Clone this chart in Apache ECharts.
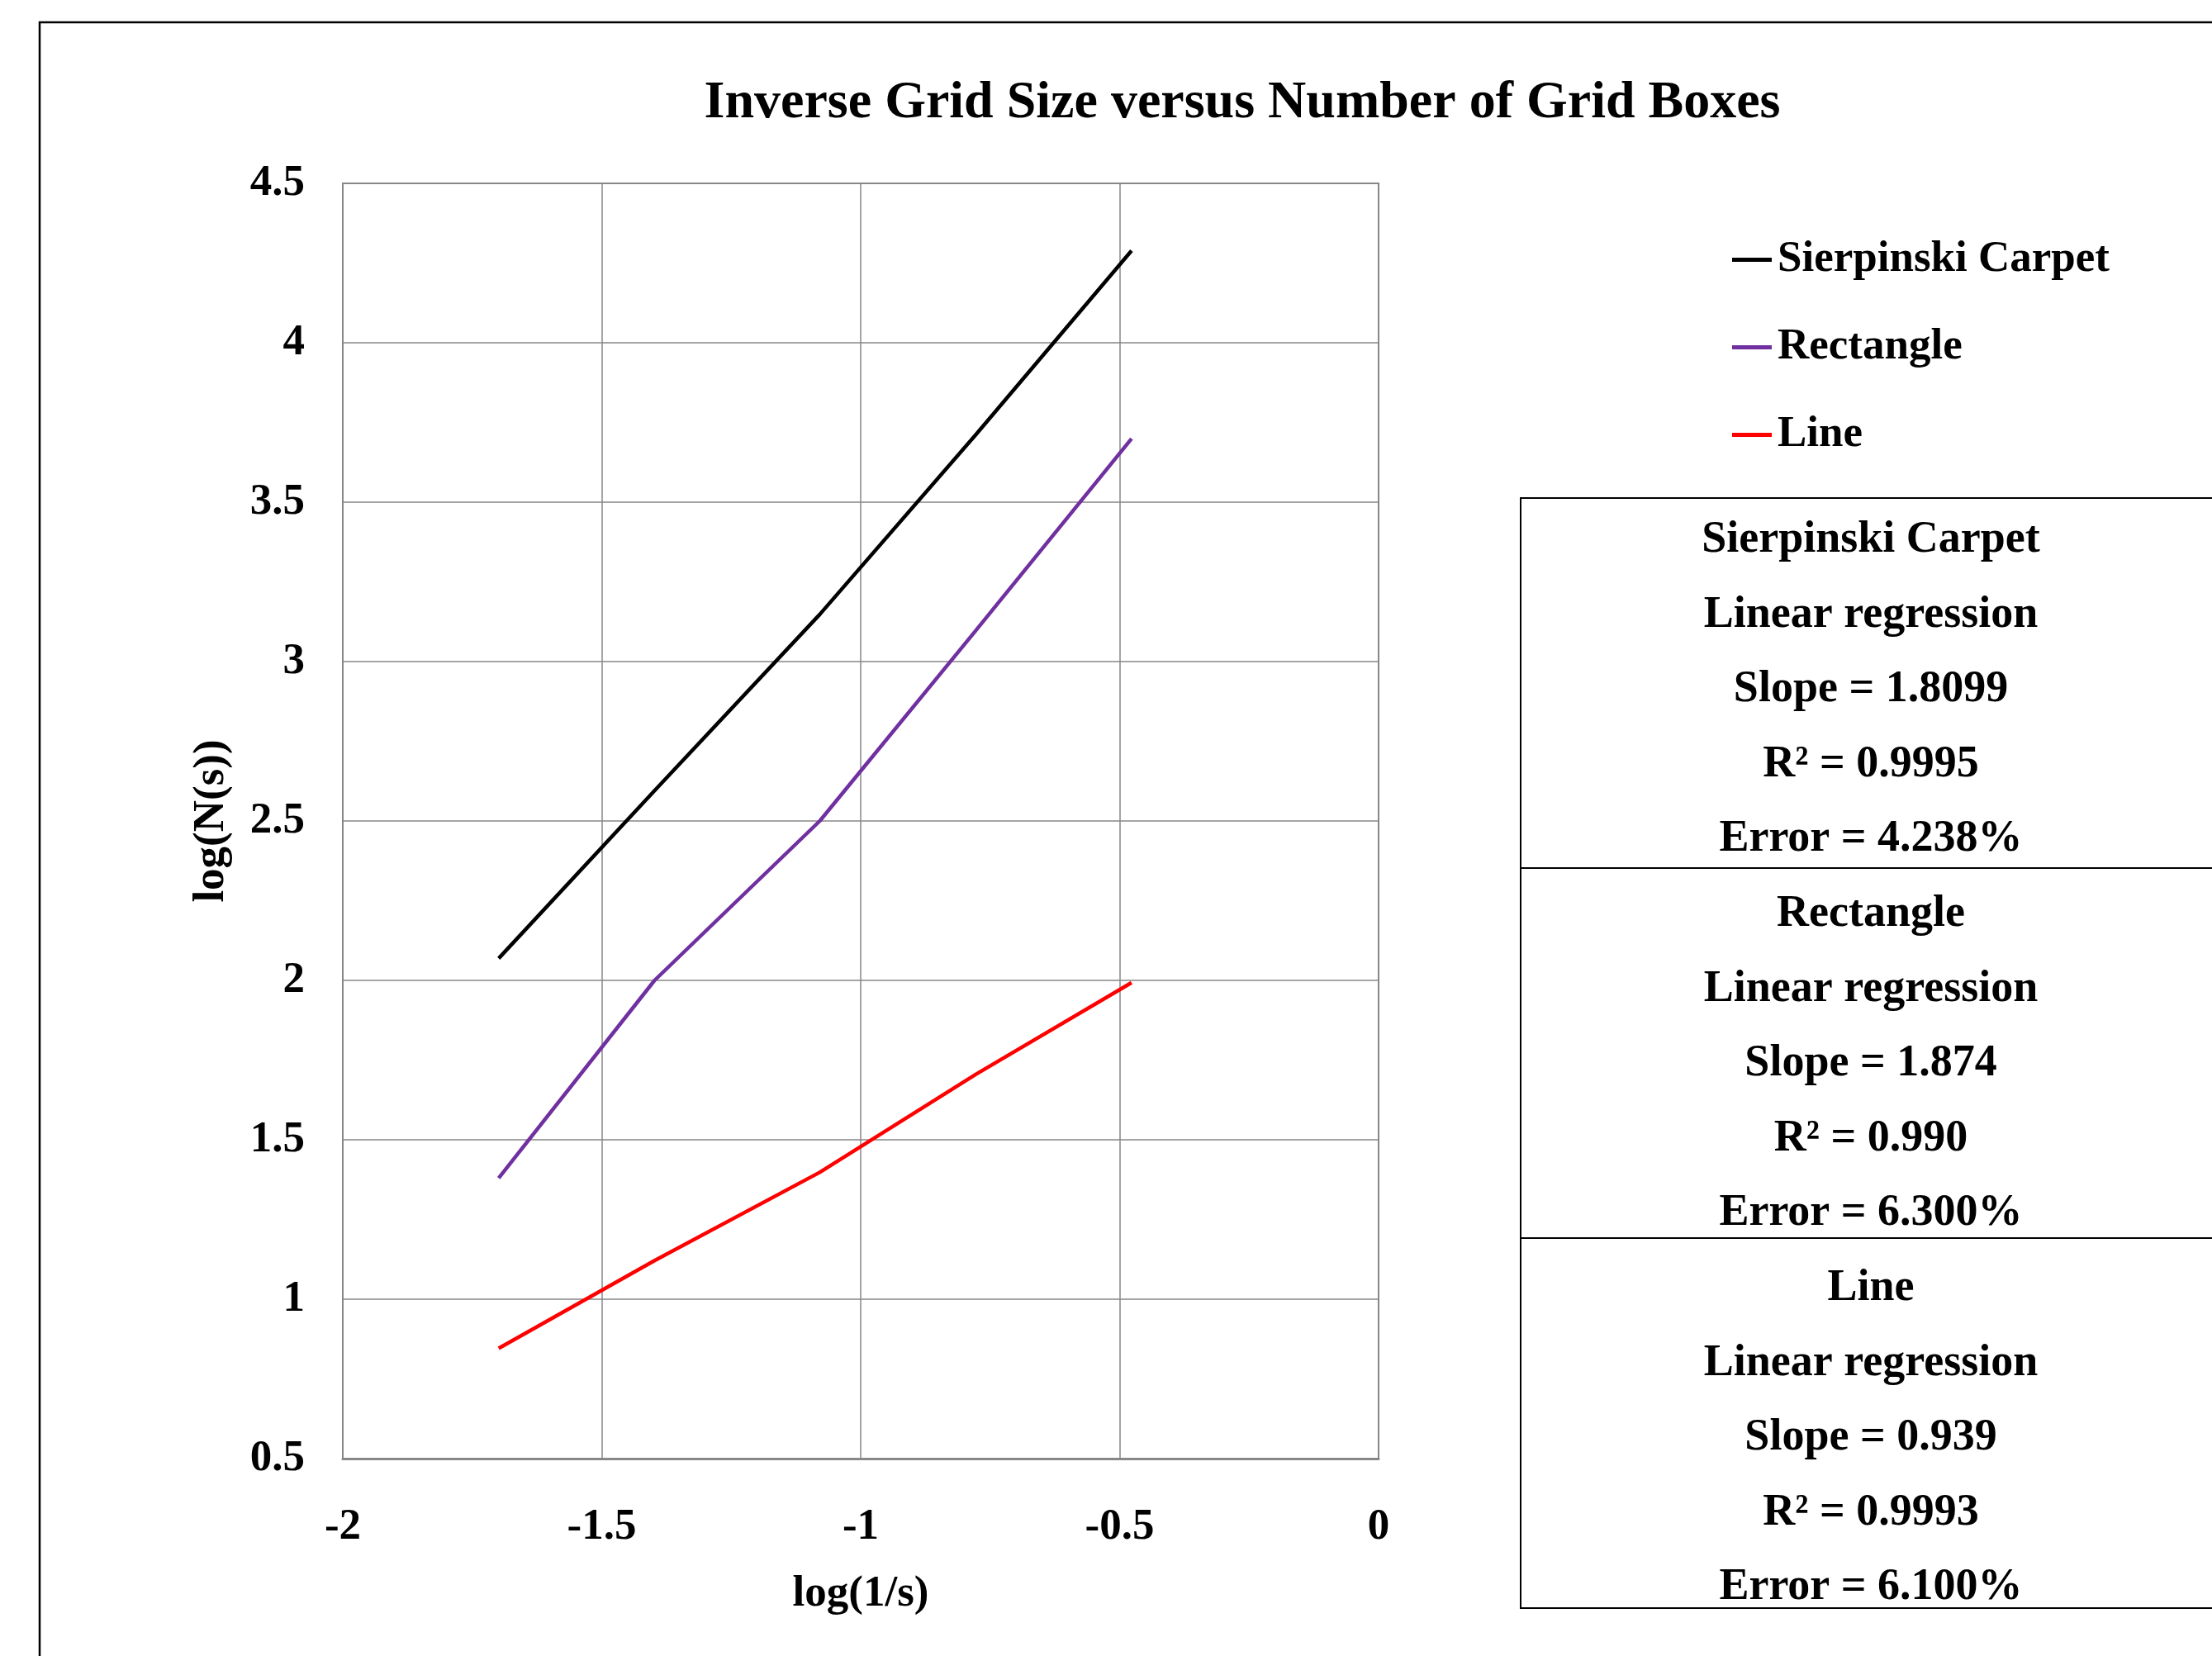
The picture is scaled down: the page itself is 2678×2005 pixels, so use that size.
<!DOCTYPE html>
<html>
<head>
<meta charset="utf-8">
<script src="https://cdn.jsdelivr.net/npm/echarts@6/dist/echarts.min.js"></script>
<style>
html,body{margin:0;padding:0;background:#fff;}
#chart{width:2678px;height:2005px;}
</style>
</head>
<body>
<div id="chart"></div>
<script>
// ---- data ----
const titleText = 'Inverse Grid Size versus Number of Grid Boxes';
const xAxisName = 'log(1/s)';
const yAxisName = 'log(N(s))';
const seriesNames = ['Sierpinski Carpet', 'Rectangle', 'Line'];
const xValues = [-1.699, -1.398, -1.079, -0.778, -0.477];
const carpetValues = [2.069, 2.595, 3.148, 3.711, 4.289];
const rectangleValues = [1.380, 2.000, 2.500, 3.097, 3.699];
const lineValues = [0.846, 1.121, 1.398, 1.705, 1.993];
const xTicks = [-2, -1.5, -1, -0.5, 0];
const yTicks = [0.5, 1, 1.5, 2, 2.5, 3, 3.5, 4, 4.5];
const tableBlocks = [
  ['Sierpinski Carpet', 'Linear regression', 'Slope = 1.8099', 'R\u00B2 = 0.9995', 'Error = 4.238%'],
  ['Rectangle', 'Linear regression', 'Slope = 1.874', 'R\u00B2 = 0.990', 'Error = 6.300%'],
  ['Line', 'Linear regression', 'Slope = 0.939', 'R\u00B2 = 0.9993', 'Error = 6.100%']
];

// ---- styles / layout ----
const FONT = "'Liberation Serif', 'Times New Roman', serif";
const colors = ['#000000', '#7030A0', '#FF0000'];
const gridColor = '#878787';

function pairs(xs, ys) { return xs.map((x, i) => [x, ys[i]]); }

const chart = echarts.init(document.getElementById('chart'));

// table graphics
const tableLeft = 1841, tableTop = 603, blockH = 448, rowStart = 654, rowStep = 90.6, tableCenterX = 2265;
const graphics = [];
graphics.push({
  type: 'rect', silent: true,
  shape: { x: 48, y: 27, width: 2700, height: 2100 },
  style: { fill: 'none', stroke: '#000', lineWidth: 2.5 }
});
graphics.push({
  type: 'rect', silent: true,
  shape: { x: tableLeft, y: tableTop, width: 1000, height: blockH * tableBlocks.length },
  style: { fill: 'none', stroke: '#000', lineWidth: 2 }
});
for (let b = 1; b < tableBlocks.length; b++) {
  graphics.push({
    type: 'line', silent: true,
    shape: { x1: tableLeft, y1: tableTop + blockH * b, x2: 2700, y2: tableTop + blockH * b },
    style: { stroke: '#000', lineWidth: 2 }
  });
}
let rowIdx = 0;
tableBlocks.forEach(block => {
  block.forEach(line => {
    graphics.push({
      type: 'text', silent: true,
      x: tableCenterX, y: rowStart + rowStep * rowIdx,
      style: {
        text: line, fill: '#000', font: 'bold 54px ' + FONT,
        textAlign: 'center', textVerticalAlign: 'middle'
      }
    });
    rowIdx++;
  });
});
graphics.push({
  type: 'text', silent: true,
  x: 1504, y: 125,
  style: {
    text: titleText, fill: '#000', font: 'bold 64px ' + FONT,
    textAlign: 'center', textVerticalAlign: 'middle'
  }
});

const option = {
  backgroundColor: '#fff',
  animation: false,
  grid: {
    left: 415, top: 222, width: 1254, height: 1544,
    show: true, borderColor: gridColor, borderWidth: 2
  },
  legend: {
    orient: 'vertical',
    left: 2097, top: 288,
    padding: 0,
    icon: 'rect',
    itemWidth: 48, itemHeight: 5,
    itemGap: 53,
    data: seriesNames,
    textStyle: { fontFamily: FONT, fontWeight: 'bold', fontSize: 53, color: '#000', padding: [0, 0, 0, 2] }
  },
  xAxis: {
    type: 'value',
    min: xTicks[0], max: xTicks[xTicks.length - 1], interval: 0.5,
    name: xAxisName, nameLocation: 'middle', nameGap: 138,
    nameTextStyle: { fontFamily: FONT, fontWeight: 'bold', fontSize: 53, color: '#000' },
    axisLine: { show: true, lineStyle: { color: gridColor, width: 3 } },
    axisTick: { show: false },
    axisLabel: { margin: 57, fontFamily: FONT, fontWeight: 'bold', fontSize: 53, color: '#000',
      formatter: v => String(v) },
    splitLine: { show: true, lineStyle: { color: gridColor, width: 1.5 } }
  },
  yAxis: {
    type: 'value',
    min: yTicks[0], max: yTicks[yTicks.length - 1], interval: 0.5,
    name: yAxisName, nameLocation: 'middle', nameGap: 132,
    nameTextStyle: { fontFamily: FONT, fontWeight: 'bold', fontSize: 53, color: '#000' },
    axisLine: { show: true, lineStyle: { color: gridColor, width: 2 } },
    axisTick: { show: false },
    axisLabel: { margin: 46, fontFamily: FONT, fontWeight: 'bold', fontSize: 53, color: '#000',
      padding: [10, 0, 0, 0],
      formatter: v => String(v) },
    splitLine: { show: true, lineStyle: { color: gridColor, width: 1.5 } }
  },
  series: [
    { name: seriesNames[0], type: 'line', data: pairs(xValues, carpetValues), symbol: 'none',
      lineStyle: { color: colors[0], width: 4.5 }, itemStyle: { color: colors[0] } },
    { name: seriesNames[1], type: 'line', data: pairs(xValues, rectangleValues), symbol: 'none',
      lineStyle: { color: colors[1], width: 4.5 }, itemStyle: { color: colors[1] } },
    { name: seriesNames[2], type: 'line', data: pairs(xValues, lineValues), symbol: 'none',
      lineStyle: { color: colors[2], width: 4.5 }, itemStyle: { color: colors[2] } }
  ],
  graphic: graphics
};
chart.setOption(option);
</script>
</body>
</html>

********

### WHAT YOU SHOULD DO
Reproduce the full material exactly, excluding the pictures.

### SOLUTION
Clone this chart in Apache ECharts.
The picture is scaled down: the page itself is 2678×2005 pixels, so use that size.
<!DOCTYPE html>
<html>
<head>
<meta charset="utf-8">
<script src="https://cdn.jsdelivr.net/npm/echarts@6/dist/echarts.min.js"></script>
<style>
html,body{margin:0;padding:0;background:#fff;}
#chart{width:2678px;height:2005px;}
</style>
</head>
<body>
<div id="chart"></div>
<script>
// ---- data ----
const titleText = 'Inverse Grid Size versus Number of Grid Boxes';
const xAxisName = 'log(1/s)';
const yAxisName = 'log(N(s))';
const seriesNames = ['Sierpinski Carpet', 'Rectangle', 'Line'];
const xValues = [-1.699, -1.398, -1.079, -0.778, -0.477];
const carpetValues = [2.069, 2.595, 3.148, 3.711, 4.289];
const rectangleValues = [1.380, 2.000, 2.500, 3.097, 3.699];
const lineValues = [0.846, 1.121, 1.398, 1.705, 1.993];
const xTicks = [-2, -1.5, -1, -0.5, 0];
const yTicks = [0.5, 1, 1.5, 2, 2.5, 3, 3.5, 4, 4.5];
const tableBlocks = [
  ['Sierpinski Carpet', 'Linear regression', 'Slope = 1.8099', 'R\u00B2 = 0.9995', 'Error = 4.238%'],
  ['Rectangle', 'Linear regression', 'Slope = 1.874', 'R\u00B2 = 0.990', 'Error = 6.300%'],
  ['Line', 'Linear regression', 'Slope = 0.939', 'R\u00B2 = 0.9993', 'Error = 6.100%']
];

// ---- styles / layout ----
const FONT = "'Liberation Serif', 'Times New Roman', serif";
const colors = ['#000000', '#7030A0', '#FF0000'];
const gridColor = '#878787';

function pairs(xs, ys) { return xs.map((x, i) => [x, ys[i]]); }

const chart = echarts.init(document.getElementById('chart'));

// table graphics
const tableLeft = 1841, tableTop = 603, blockH = 448, rowStart = 654, rowStep = 90.6, tableCenterX = 2265;
const graphics = [];
graphics.push({
  type: 'rect', silent: true,
  shape: { x: 48, y: 27, width: 2700, height: 2100 },
  style: { fill: 'none', stroke: '#000', lineWidth: 2.5 }
});
graphics.push({
  type: 'rect', silent: true,
  shape: { x: tableLeft, y: tableTop, width: 1000, height: blockH * tableBlocks.length },
  style: { fill: 'none', stroke: '#000', lineWidth: 2 }
});
for (let b = 1; b < tableBlocks.length; b++) {
  graphics.push({
    type: 'line', silent: true,
    shape: { x1: tableLeft, y1: tableTop + blockH * b, x2: 2700, y2: tableTop + blockH * b },
    style: { stroke: '#000', lineWidth: 2 }
  });
}
let rowIdx = 0;
tableBlocks.forEach(block => {
  block.forEach(line => {
    graphics.push({
      type: 'text', silent: true,
      x: tableCenterX, y: rowStart + rowStep * rowIdx,
      style: {
        text: line, fill: '#000', font: 'bold 54px ' + FONT,
        textAlign: 'center', textVerticalAlign: 'middle'
      }
    });
    rowIdx++;
  });
});
graphics.push({
  type: 'text', silent: true,
  x: 1504, y: 125,
  style: {
    text: titleText, fill: '#000', font: 'bold 64px ' + FONT,
    textAlign: 'center', textVerticalAlign: 'middle'
  }
});

const option = {
  backgroundColor: '#fff',
  animation: false,
  grid: {
    left: 415, top: 222, width: 1254, height: 1544,
    show: true, borderColor: gridColor, borderWidth: 2
  },
  legend: {
    orient: 'vertical',
    left: 2097, top: 288,
    padding: 0,
    icon: 'rect',
    itemWidth: 48, itemHeight: 5,
    itemGap: 53,
    data: seriesNames,
    textStyle: { fontFamily: FONT, fontWeight: 'bold', fontSize: 53, color: '#000', padding: [0, 0, 0, 2] }
  },
  xAxis: {
    type: 'value',
    min: xTicks[0], max: xTicks[xTicks.length - 1], interval: 0.5,
    name: xAxisName, nameLocation: 'middle', nameGap: 138,
    nameTextStyle: { fontFamily: FONT, fontWeight: 'bold', fontSize: 53, color: '#000' },
    axisLine: { show: true, lineStyle: { color: gridColor, width: 3 } },
    axisTick: { show: false },
    axisLabel: { margin: 57, fontFamily: FONT, fontWeight: 'bold', fontSize: 53, color: '#000',
      formatter: v => String(v) },
    splitLine: { show: true, lineStyle: { color: gridColor, width: 1.5 } }
  },
  yAxis: {
    type: 'value',
    min: yTicks[0], max: yTicks[yTicks.length - 1], interval: 0.5,
    name: yAxisName, nameLocation: 'middle', nameGap: 132,
    nameTextStyle: { fontFamily: FONT, fontWeight: 'bold', fontSize: 53, color: '#000' },
    axisLine: { show: true, lineStyle: { color: gridColor, width: 2 } },
    axisTick: { show: false },
    axisLabel: { margin: 46, fontFamily: FONT, fontWeight: 'bold', fontSize: 53, color: '#000',
      padding: [10, 0, 0, 0],
      formatter: v => String(v) },
    splitLine: { show: true, lineStyle: { color: gridColor, width: 1.5 } }
  },
  series: [
    { name: seriesNames[0], type: 'line', data: pairs(xValues, carpetValues), symbol: 'none',
      lineStyle: { color: colors[0], width: 4.5 }, itemStyle: { color: colors[0] } },
    { name: seriesNames[1], type: 'line', data: pairs(xValues, rectangleValues), symbol: 'none',
      lineStyle: { color: colors[1], width: 4.5 }, itemStyle: { color: colors[1] } },
    { name: seriesNames[2], type: 'line', data: pairs(xValues, lineValues), symbol: 'none',
      lineStyle: { color: colors[2], width: 4.5 }, itemStyle: { color: colors[2] } }
  ],
  graphic: graphics
};
chart.setOption(option);
</script>
</body>
</html>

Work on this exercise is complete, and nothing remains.